Fifth generation dairy farmer Trea Doornenbal milks over 200 cows near Appelscha, one of the main dairy regions in the country. Along with her husband Harry she is concerned about the future of the family farm that her 22-year-old twins Claudia and Jeroen want to take over.
Trea said: “It is not known who these 3,000 farmers are, but it is probably the farmers who are within 1,000 metres of an N2000 area. We ourselves are about 1,200 metres from such an area.
“However, there are many depressed farmers. The suicide rate is also high. Farming is now in the top 10 occupations with the most suicides.
“We try to stay positive ourselves as we have twins aged 22 who want to continue as farmers. They are the sixth generation and are in the middle of farming life.
“The new Boer Burger Movement has got one very enthusiastic person in it called Caroline van der Plas. She stands up for the farmers a lot. Pieter Omtzigt also has both feet on the ground.
“There are maybe one or two who realise that you don’t treat people like that, but the rest is there for the sense of power and money,” she said.
Meanwhile, airlines and road construction companies are buying up farms to get nitrogen credits.

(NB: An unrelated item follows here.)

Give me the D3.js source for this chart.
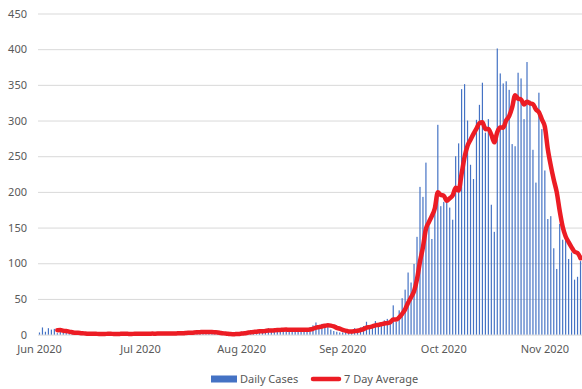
<!DOCTYPE html>
<html>
<head>
<meta charset="utf-8">
<script src="https://cdn.jsdelivr.net/npm/d3@7"></script>
<style>
  html, body { margin: 0; padding: 0; background: #fff; }
  svg { display: block; }
  text { font-family: "Noto Sans", "Liberation Sans", sans-serif; fill: #595959; }
</style>
</head>
<body>
<svg id="chart" width="582" height="389"></svg>
<script>
// ---- data ----
const dailyCases = [
  3, 10, 4, 9, 7, 8,
  2, 4, 3, 3, 2, 1, 2,
  2, 1, 1, 0, 1, 2, 1, 0, 1, 1, 2, 1, 0, 1, 1, 2, 1, 1, 0, 2, 1, 1, 2, 1, 1, 2, 1, 2, 2, 1, 2, 2,
  2, 1, 3, 2, 3, 4, 3, 4, 3, 5, 4, 3, 4, 2,
  2,
  1, 0, 0, 0, 1, 0, 3, 2, 4, 3, 5, 6, 3, 5, 6, 4, 7, 9, 5, 6, 8, 7, 6, 8, 7, 6, 6, 7, 8, 5, 8,
  10, 13, 17, 12, 15, 11, 13,
  7, 5, 4, 3, 3, 4, 5, 6, 9, 8, 10,
  12, 18, 10, 14, 19, 12, 16, 20, 22, 18,
  41, 18, 34, 51, 63, 87, 73, 99, 137, 207, 193, 241, 153, 134, 175, 294,
  180, 186, 191, 178, 161, 250, 268, 344, 351, 300, 238, 218, 301, 322, 353, 283,
  302, 182, 144, 401, 366, 352, 355, 343, 267, 264, 367, 359, 302, 382, 328, 259,
  213, 339, 288, 230, 162, 166, 121, 92, 155, 133, 134, 106, 115, 77, 81, 103
];
const windowDays = 7;
const tickLabels = ["Jun 2020", "Jul 2020", "Aug 2020", "Sep 2020", "Oct 2020", "Nov 2020"];
const tickCategory = [0, 34, 68, 102, 136, 170];
const yTickValues = [0, 50, 100, 150, 200, 250, 300, 350, 400, 450];
const seriesNames = ["Daily Cases", "7 Day Average"];

// 7-day trailing average of the daily series (as in the source chart)
const avgSeries = dailyCases.map((v, i) =>
  i < windowDays - 1 ? null : d3.mean(dailyCases.slice(i - windowDays + 1, i + 1)));

// ---- drawing ----
const svg = d3.select("#chart");
const plot = { left: 38, right: 582, top: 13.5, bottom: 334.6 };
const barColor = "#4472C4";
const lineColor = "#EC1C24";

const x = d3.scaleBand()
  .domain(d3.range(dailyCases.length))
  .range([plot.left, plot.right])
  .paddingInner(0.6)
  .paddingOuter(0.3);
const y = d3.scaleLinear().domain([0, 450]).range([plot.bottom, plot.top]);
const cx = i => x(i) + x.bandwidth() / 2;

// gridlines
const yAxis = d3.axisLeft(y).tickValues(yTickValues).tickSize(-(plot.right - plot.left)).tickPadding(11);
const gy = svg.append("g").attr("transform", `translate(${plot.left},0)`).call(yAxis);
gy.select(".domain").remove();
gy.selectAll(".tick line").attr("stroke", "#D9D9D9").attr("stroke-width", 1);
gy.selectAll(".tick text").attr("font-size", "11px").attr("fill", "#595959");

// bars
svg.append("g").selectAll("rect")
  .data(dailyCases)
  .join("rect")
  .attr("x", (d, i) => x(i))
  .attr("width", x.bandwidth())
  .attr("y", d => y(d))
  .attr("height", d => y(0) - y(d))
  .attr("fill", barColor);

// x labels
const xAxis = d3.axisBottom(x)
  .tickValues(tickCategory)
  .tickFormat((d, k) => tickLabels[k])
  .tickSize(0)
  .tickPadding(11);
const gx = svg.append("g").attr("transform", `translate(0,${plot.bottom})`).call(xAxis);
gx.select(".domain").remove();
gx.selectAll(".tick text").attr("font-size", "11px").attr("fill", "#595959");

// average line
const line = d3.line()
  .defined(d => d != null)
  .x((d, i) => cx(i))
  .y(d => y(d))
  .curve(d3.curveMonotoneX);
svg.append("path")
  .datum(avgSeries)
  .attr("d", line)
  .attr("fill", "none")
  .attr("stroke", lineColor)
  .attr("stroke-width", 4.5)
  .attr("stroke-linejoin", "round")
  .attr("stroke-linecap", "round");

// legend
const lg = svg.append("g").attr("transform", "translate(0,379)");
lg.append("rect").attr("x", 211).attr("y", -3.5).attr("width", 26).attr("height", 7).attr("fill", barColor);
lg.append("text").attr("x", 240).attr("y", 0).attr("dy", "0.35em").attr("font-size", "11px").text(seriesNames[0]);
lg.append("line").attr("x1", 313).attr("x2", 339).attr("y1", 0).attr("y2", 0)
  .attr("stroke", lineColor).attr("stroke-width", 4.5).attr("stroke-linecap", "round");
lg.append("text").attr("x", 344).attr("y", 0).attr("dy", "0.35em").attr("font-size", "11px").text(seriesNames[1]);
</script>
</body>
</html>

It is very sad that this is happening,” she said.
Some farmers in the Zwolle are of The Netherlands received a permit to expand cow numbers between 2015 and 2018, a so-called PAS notification.
However, due to a government error, these permits were not allowed to be issued. Now that permit has been withdrawn and the farmers must dispose of their cows.
Trea added: “If they do not get rid of those cows they will be fined. During that time they took out a loan from the bank to build new stables (akin to dairy barns in the US). Now they have that stable, which will become empty and no money comes in.
“It’s sad to say but the agriculture industry in The Netherlands is in a real mess,” said Trea.